ABSTRACT

Tahar Ben Jelloun was born in Fès, Morocco, in 1944, twelve years before the country became independent from the French. He attended the lycée français of Tangier from 1954 to 1962. It is important to note these dates because of their significance for the Maghreb, for the Maghrebian people, and particularly here, for what they might have meant to most ten-to-eighteen-year-olds at that time and in that part of the world, specifically to Tahar Ben Jelloun. He later insisted that writing is always intimately connected to the political situation, in this case decolonization movements and struggles, and later on to mistreatment of the North African immigrant in France, as we shall see. Indeed, just a month or two after he had started attending the lycée français of Tanger, on November 1, 1954, neighboring Algeria, determined and uncompromising, launched a long fight for independence against the 132 years of French presence and colonialism.
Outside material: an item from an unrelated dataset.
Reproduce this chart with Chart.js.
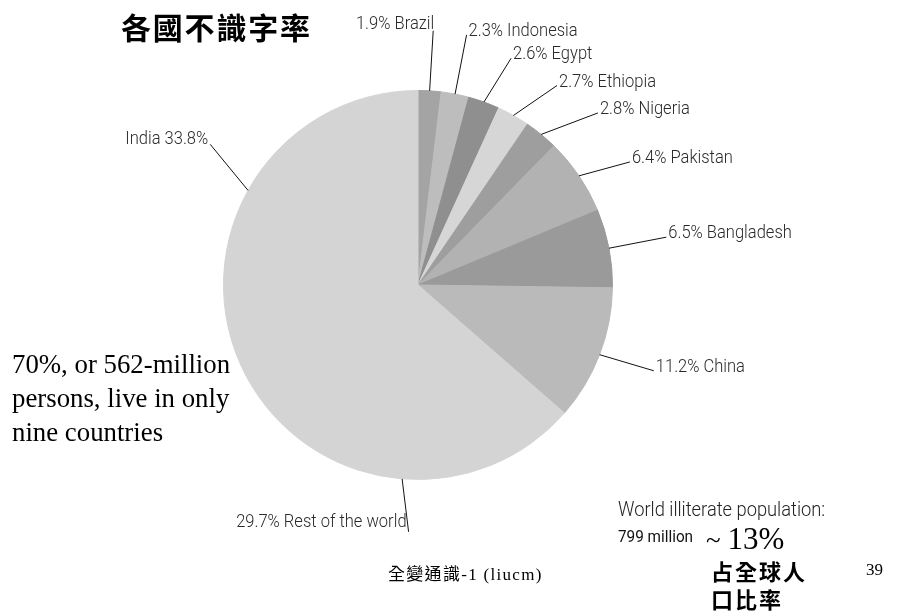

In fact, the endurance and effective strategies of the Algerian people lasted the whole time Tahar Ben Jelloun was attending the lycée français of Tanger, until independence on July 1, 1962. In the meantime, 1956 marked the end of the French Protectorate at home (since 1912) and in neighboring Tunisia (since 1881). Thus by the time Tahar Ben Jelloun was eighteen and graduating from high school, Algeria, Morocco, and Tunisia were newly independent countries.